Let’s face it, travelling can be expensive.
Backpackers often pride themselves on their ability to stretch a dollar. It’s like a badge of honour, being able to see just how cheaply one can live and surviving to tell the tale. And some of the best traveller tales come simply from being either stingy or just too poor for an alternative. The story of the lower class bus trip with goats and bags of onions through winding mountain passes is always better than the first-class, 15 hours quicker bus trip with air con and gold-plated toilets that cost $3 more.
To many people, the closer to poverty one can live whilst on the road, the better traveler they are. In a reversal to normal life, out on the road it’s the poorest who are most revered.
However there comes a time on every trip when no matter what sort of traveller you are and no matter what your budget is, you should really let go and splurge. Forget the budget just for a moment. Because when it comes down to it, sometimes you’re gonna miss out on the best that a place has to offer if you’re being too tight on the purse strings. To really appreciate and enjoy a country and its culture, sometimes you’re gonna have to pay. But holy shit is it worth it.
In many places eating can be pretty expensive (I’m looking at you, Europe). For this reason, a budget traveller is forced to skip the restaurants and stick to the majestic, luminescent aisles of the supermarkets.
The problem with this is that you run the risk of missing some of the best culinary experiences of your life. Let’s face it, many places around the world are great because of their food (Still looking at you, Europe). Food and alcohol are deeply ingrained into the culture, the social fabric of many countries, which means getting by on air and water means you’re not really getting to know that place. You’ll be missing out on diving into a rich subculture of eating and drinking based on centuries of evolution and secret recipes.
Can you imagine going to Italy without sampling the local pastas, meats and cheese, and a few drops of Chianti? I don’t think so. Would you say no to one of Argentina’s famous barbeques just to spare a few pesos? Uh uh. When a country stops all activity during the day to sit and enjoy some tapas and a beer, how dare you slap thousand of years of culinary evolution in the face by loading up on banana sandwiches and tinned tuna!
Crossing the border into a country does not mean you’ve really been there. A country’s real story doesn’t lie between the walls of of a drunken hostel. It lives and breathes in the museums and art galleries that showcase a nation’s greatest achievements. It lives in the roaring crowds of a football stadium. It dances the night away in concert halls and clubs and local music venues. The reality is that being entertained is not always cheap. Yes, there’s enough life happening out on the street to fill an itinerary. But rest assured some of the greatest things you’ll ever see happen on the other side of a ticket gate. If you’re not going to see some of the wonders of the world, what’s the point of going?

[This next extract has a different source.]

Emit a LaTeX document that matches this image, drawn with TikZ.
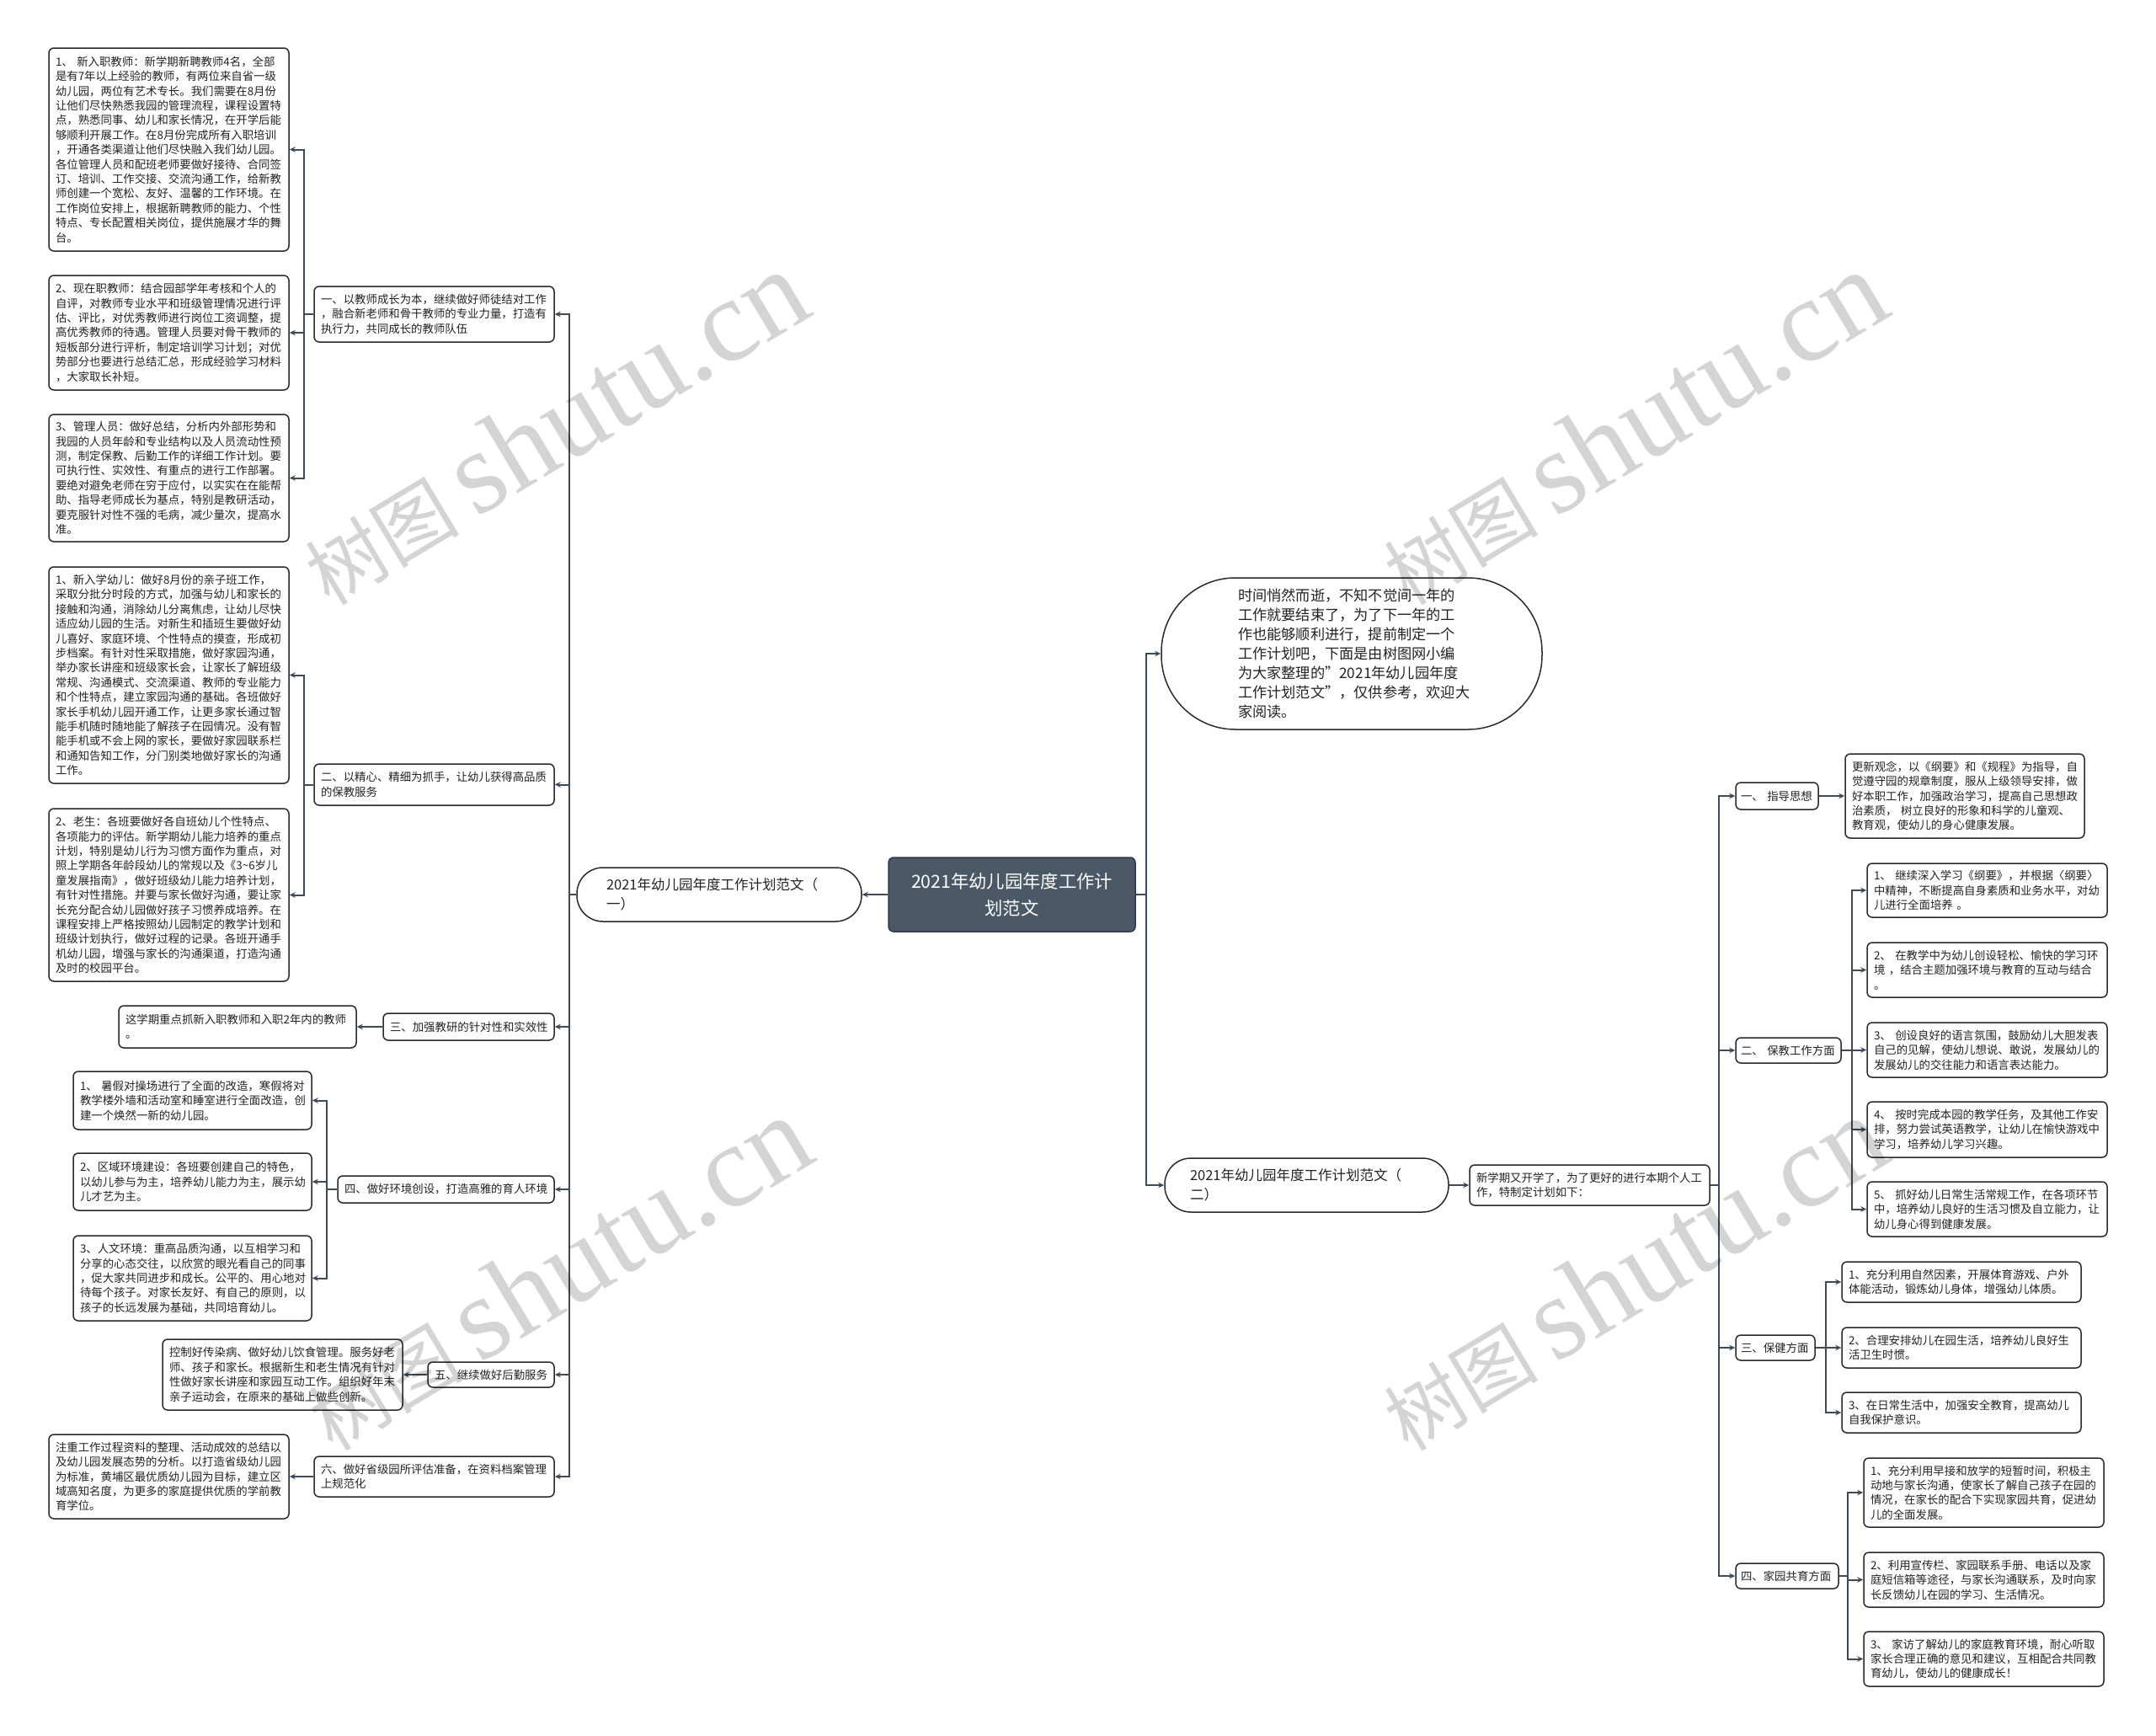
\documentclass[tikz,border=0pt]{standalone}
\usepackage{fontspec}
\setmainfont{Noto Sans CJK SC}
\newfontfamily\wmlatin{Liberation Serif}
\usetikzlibrary{arrows.meta}
\definecolor{boxc}{HTML}{2A2A2A}
\definecolor{textc}{HTML}{222222}
\definecolor{linec}{HTML}{3E4B57}
\definecolor{rootc}{HTML}{4B5866}
\definecolor{rootb}{HTML}{2E3A45}
\newcommand\fsm{\fontsize{13.4pt}{17.4pt}\selectfont}
\newcommand\fmid{\fontsize{16.5pt}{23pt}\selectfont}
\newcommand\fintro{\fontsize{17.2pt}{23pt}\selectfont}
\newcommand\fbig{\fontsize{21.3pt}{32pt}\selectfont}
\newcommand\mkbox[7][]{%
 \pgfmathsetmacro\bxcx{(#3+#5)/2}%
 \pgfmathsetmacro\bxcy{(#4+#6)/2}%
 \pgfmathsetmacro\bxw{#5-#3}%
 \pgfmathsetmacro\bxh{#6-#4}%
 \pgfmathsetmacro\bxtw{#5-#3-16}%
 \node[box,minimum width=\bxw pt,minimum height=\bxh pt,text width=\bxtw pt,#1] (#2) at (\bxcx,\bxcy) {#7};}
\tikzset{
 box/.style={draw=boxc, line width=1.5pt, rounded corners=6pt, fill=white, inner xsep=8pt, inner ysep=0pt, align=left, font=\fsm, text=textc},
 conn/.style={draw=linec, line width=2pt, -{Stealth[length=7pt,width=6.5pt]}},
 rootst/.style={fill=rootc, draw=rootb, text=white, font=\fbig, align=center, text width=281pt, inner xsep=6pt},
 pill/.style={font=\fmid, inner xsep=35pt, text width=268pt, rounded corners=31pt},
 introst/.style={font=\fintro, inner xsep=91pt, text width=270pt, rounded corners=88pt},
 wm/.style={rotate=31, text=black, text opacity=0.17, inner sep=0pt},
}
\begin{document}
\begin{tikzpicture}[x=1pt,y=-1pt]
\fill[white] (0,0) rectangle (2560,2061);
\useasboundingbox (0,0) rectangle (2560,2061);

% root and first level
\mkbox[rootst]{root}{1055}{1018}{1348}{1106}{2021年幼儿园年度工作计\\划范文}
\mkbox[pill]{N1}{685}{1030}{1023}{1094}{2021年幼儿园年度工作计划范文（\\一）}
\mkbox[introst]{intro}{1379}{686}{1831}{866}{时间悄然而逝，不知不觉间一年的\\工作就要结束了，为了下一年的工\\作也能够顺利进行，提前制定一个\\工作计划吧，下面是由树图网小编\\为大家整理的"2021年幼儿园年度\\工作计划范文"，仅供参考，欢迎大\\家阅读。}
\mkbox[pill,inner xsep=30pt,text width=277pt]{N2}{1383}{1375}{1720}{1439}{2021年幼儿园年度工作计划范文（\\二）}

% left branches
\mkbox{B1}{373}{340}{658}{406}{一、以教师成长为本，继续做好师徒结对工作\\，融合新老师和骨干教师的专业力量，打造有\\执行力，共同成长的教师队伍}
\mkbox{L1}{58}{57}{343}{298}{1、~新入职教师：新学期新聘教师4名，全部\\是有7年以上经验的教师，有两位来自省一级\\幼儿园，两位有艺术专长。我们需要在8月份\\让他们尽快熟悉我园的管理流程，课程设置特\\点，熟悉同事、幼儿和家长情况，在开学后能\\够顺利开展工作。在8月份完成所有入职培训\\，开通各类渠道让他们尽快融入我们幼儿园。\\各位管理人员和配班老师要做好接待、合同签\\订、培训、工作交接、交流沟通工作，给新教\\师创建一个宽松、友好、温馨的工作环境。在\\工作岗位安排上，根据新聘教师的能力、个性\\特点、专长配置相关岗位，提供施展才华的舞\\台。}
\mkbox{L2}{58}{327}{343}{463}{2、现在职教师：结合园部学年考核和个人的\\自评，对教师专业水平和班级管理情况进行评\\估、评比，对优秀教师进行岗位工资调整，提\\高优秀教师的待遇。管理人员要对骨干教师的\\短板部分进行评析，制定培训学习计划；对优\\势部分也要进行总结汇总，形成经验学习材料\\，大家取长补短。}
\mkbox{L3}{58}{492}{343}{643}{3、管理人员：做好总结，分析内外部形势和\\我园的人员年龄和专业结构以及人员流动性预\\测，制定保教、后勤工作的详细工作计划。要\\可执行性、实效性、有重点的进行工作部署。\\要绝对避免老师在穷于应付，以实实在在能帮\\助、指导老师成长为基点，特别是教研活动，\\要克服针对性不强的毛病，减少量次，提高水\\准。}

\mkbox{B2}{373}{907}{658}{956}{二、以精心、精细为抓手，让幼儿获得高品质\\的保教服务}
\mkbox{L2a}{58}{673}{343}{930}{1、新入学幼儿：做好8月份的亲子班工作，\\采取分批分时段的方式，加强与幼儿和家长的\\接触和沟通，消除幼儿分离焦虑，让幼儿尽快\\适应幼儿园的生活。对新生和插班生要做好幼\\儿喜好、家庭环境、个性特点的摸查，形成初\\步档案。有针对性采取措施，做好家园沟通，\\举办家长讲座和班级家长会，让家长了解班级\\常规、沟通模式、交流渠道、教师的专业能力\\和个性特点，建立家园沟通的基础。各班做好\\家长手机幼儿园开通工作，让更多家长通过智\\能手机随时随地能了解孩子在园情况。没有智\\能手机或不会上网的家长，要做好家园联系栏\\和通知告知工作，分门别类地做好家长的沟通\\工作。}
\mkbox{L2b}{58}{960}{343}{1165}{2、老生：各班要做好各自班幼儿个性特点、\\各项能力的评估。新学期幼儿能力培养的重点\\计划，特别是幼儿行为习惯方面作为重点，对\\照上学期各年龄段幼儿的常规以及《3\textasciitilde 6岁儿\\童发展指南》，做好班级幼儿能力培养计划，\\有针对性措施。并要与家长做好沟通，要让家\\长充分配合幼儿园做好孩子习惯养成培养。在\\课程安排上严格按照幼儿园制定的教学计划和\\班级计划执行，做好过程的记录。各班开通手\\机幼儿园，增强与家长的沟通渠道，打造沟通\\及时的校园平台。}

\mkbox{B3}{455}{1203}{658}{1235}{三、加强教研的针对性和实效性}
\mkbox{L3a}{141}{1194}{423}{1244}{这学期重点抓新入职教师和入职2年内的教师\\。}

\mkbox{B4}{401}{1396}{658}{1428}{四、做好环境创设，打造高雅的育人环境}
\mkbox{L4a}{87}{1272}{370}{1341}{1、~暑假对操场进行了全面的改造，寒假将对\\教学楼外墙和活动室和睡室进行全面改造，创\\建一个焕然一新的幼儿园。}
\mkbox{L4b}{87}{1369}{370}{1437}{2、区域环境建设：各班要创建自己的特色，\\以幼儿参与为主，培养幼儿能力为主，展示幼\\儿才艺为主。}
\mkbox{L4c}{87}{1467}{370}{1568}{3、人文环境：重高品质沟通，以互相学习和\\分享的心态交往，以欣赏的眼光看自己的同事\\，促大家共同进步和成长。公平的、用心地对\\待每个孩子。对家长友好、有自己的原则，以\\孩子的长远发展为基础，共同培育幼儿。}

\mkbox{B5}{508}{1617}{658}{1647}{五、继续做好后勤服务}
\mkbox{L5}{193}{1590}{478}{1674}{控制好传染病、做好幼儿饮食管理。服务好老\\师、孩子和家长。根据新生和老生情况有针对\\性做好家长讲座和家园互动工作。组织好年末\\亲子运动会，在原来的基础上做些创新。}

\mkbox{B6}{373}{1729}{658}{1777}{六、做好省级园所评估准备，在资料档案管理\\上规范化}
\mkbox{L6}{58}{1703}{343}{1803}{注重工作过程资料的整理、活动成效的总结以\\及幼儿园发展态势的分析。以打造省级幼儿园\\为标准，黄埔区最优质幼儿园为目标，建立区\\域高知名度，为更多的家庭提供优质的学前教\\育学位。}

% right branches
\mkbox{I2}{1745}{1383}{2030}{1431}{新学期又开学了，为了更好的进行本期个人工\\作，特制定计划如下：}
\mkbox[inner xsep=6pt,text width=86pt]{R1}{2061}{929}{2159}{961}{一、~指导思想}
\mkbox{R1a}{2191}{895}{2475}{995}{更新观念，以《纲要》和《规程》为指导，自\\觉遵守园的规章制度，服从上级领导安排，做\\好本职工作，加强政治学习，提高自己思想政\\治素质，~树立良好的形象和科学的儿童观、\\教育观，使幼儿的身心健康发展。}
\mkbox[inner xsep=6pt,text width=113pt]{R2}{2061}{1232}{2186}{1262}{二、~保教工作方面}
\mkbox{R2a}{2217}{1025}{2502}{1089}{1、~继续深入学习《纲要》，并根据〈纲要〉\\中精神，不断提高自身素质和业务水平，对幼\\儿进行全面培养~。}
\mkbox{R2b}{2217}{1119}{2502}{1184}{2、~在教学中为幼儿创设轻松、愉快的学习环\\境~，结合主题加强环境与教育的互动与结合\\。}
\mkbox{R2c}{2217}{1214}{2502}{1279}{3、~创设良好的语言氛围，鼓励幼儿大胆发表\\自己的见解，使幼儿想说、敢说，发展幼儿的\\发展幼儿的交往能力和语言表达能力。}
\mkbox{R2d}{2217}{1308}{2502}{1374}{4、~按时完成本园的教学任务，及其他工作安\\排，努力尝试英语教学，让幼儿在愉快游戏中\\学习，培养幼儿学习兴趣。}
\mkbox{R2e}{2217}{1403}{2502}{1468}{5、~抓好幼儿日常生活常规工作，在各项环节\\中，培养幼儿良好的生活习惯及自立能力，让\\幼儿身心得到健康发展。}
\mkbox[inner xsep=6pt,text width=82pt]{R3}{2061}{1585}{2155}{1615}{三、保健方面}
\mkbox{R3a}{2187}{1498}{2471}{1546}{1、充分利用自然因素，开展体育游戏、户外\\体能活动，锻炼幼儿身体，增强幼儿体质。}
\mkbox{R3b}{2187}{1576}{2471}{1624}{2、合理安排幼儿在园生活，培养幼儿良好生\\活卫生时惯。}
\mkbox{R3c}{2187}{1653}{2471}{1701}{3、在日常生活中，加强安全教育，提高幼儿\\自我保护意识。}
\mkbox[inner xsep=6pt,text width=110pt]{R4}{2061}{1856}{2183}{1886}{四、家园共育方面}
\mkbox{R4a}{2213}{1731}{2498}{1813}{1、充分利用早接和放学的短暂时间，积极主\\动地与家长沟通，使家长了解自己孩子在园的\\情况，在家长的配合下实现家园共育，促进幼\\儿的全面发展。}
\mkbox{R4b}{2213}{1843}{2498}{1908}{2、利用宣传栏、家园联系手册、电话以及家\\庭短信箱等途径，与家长沟通联系，及时向家\\长反馈幼儿在园的学习、生活情况。}
\mkbox{R4c}{2213}{1937}{2498}{2002}{3、~家访了解幼儿的家庭教育环境，耐心听取\\家长合理正确的意见和建议，互相配合共同教\\育幼儿，使幼儿的健康成长！}

% connectors
\draw[conn] (root.west) -- (root.west -| N1.east);
\foreach \t in {intro,N2} \draw[conn] (root.east) -- ++(12,0) |- (\t.west);
\foreach \t in {B1,B2,B3,B4,B5,B6} \draw[conn] (N1.west) -- ++(-8,0) |- (\t.east);
\foreach \t in {L1,L2,L3} \draw[conn] (B1.west) -- ++(-11,0) |- (\t.east);
\foreach \t in {L2a,L2b} \draw[conn] (B2.west) -- ++(-11,0) |- (\t.east);
\draw[conn] (B3.west) -- (B3.west -| L3a.east);
\foreach \t in {L4a,L4b,L4c} \draw[conn] (B4.west) -- ++(-12,0) |- (\t.east);
\draw[conn] (B5.west) -- (B5.west -| L5.east);
\draw[conn] (B6.west) -- (B6.west -| L6.east);
\draw[conn] (N2.east) -- (N2.east -| I2.west);
\foreach \t in {R1,R2,R3,R4} \draw[conn] (I2.east) -- ++(10,0) |- (\t.west);
\draw[conn] (R1.east) -- (R1.east -| R1a.west);
\foreach \t in {R2a,R2b,R2c,R2d,R2e} \draw[conn] (R2.east) -- ++(12,0) |- (\t.west);
\foreach \t in {R3a,R3b,R3c} \draw[conn] (R3.east) -- ++(12,0) |- (\t.west);
\foreach \t in {R4a,R4b,R4c} \draw[conn] (R4.east) -- ++(10,0) |- (\t.west);

% watermarks
\foreach \p [count=\i] in {(657,508),(1938,508),(661,1512),(1938,1512)}
  \node[wm] (wm\i) at \p {{\fontsize{92pt}{92pt}\selectfont 树图}\hspace{20pt}{\wmlatin\fontsize{140pt}{140pt}\selectfont shutu.cn}};
\end{tikzpicture}
\end{document}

Going travelling isn’t just about getting new places, but also enjoying new places. Something travelers on a budget often forget is that you’re there to have fun, not just put another stamp in the passport. Having fun can be free, of course. But there’s some serious fun to be had if you’re willing to cough up a penny or two. Take Christchurch for example. Breathtakingly beautiful scenery. Cute lakeside town with a great nightlife. A shitload of hikes and treks in the surrounding mountains. But then there are the real activities – sky diving, hang gliding, para gliding, every other type of gliding every invented, buggy jumping, helicopter rides, jet boat rides, mountain biking, skiing, hot air balloons… wow. This shit is fun, but fun has a price tag.
Hostels are wonderful, magical places, don’t get me wrong. Nowhere is the spirit of adventure more alive and well. However if you’re on the road for a long time, there may come a time when you simply need to reward yourself for enduring bed bugs and shared showers with some peace and quiet. The peace and quiet that can only come from the comforts of a hotel. It doesn’t necessarily need to be a fancy one – although they are pretty awesome – but somewhere to put the feet up, scrape the weeks of dirt off in a real shower, is a god send. It could mean the difference between re-invigorating your love of the road, or sending you crazy and on the next flight home.
We know great stories come from epic journeys. And we highly recommend you take as many unconventional and scraping-the-barrel trips as possible. But to pay a little more for some travelling comfort every once in a while, it doesn’t make you a bad traveller. It just means ‘yes I appreciate the joys of roughing it, but fuck i need to sleep’. And no one can argue with that.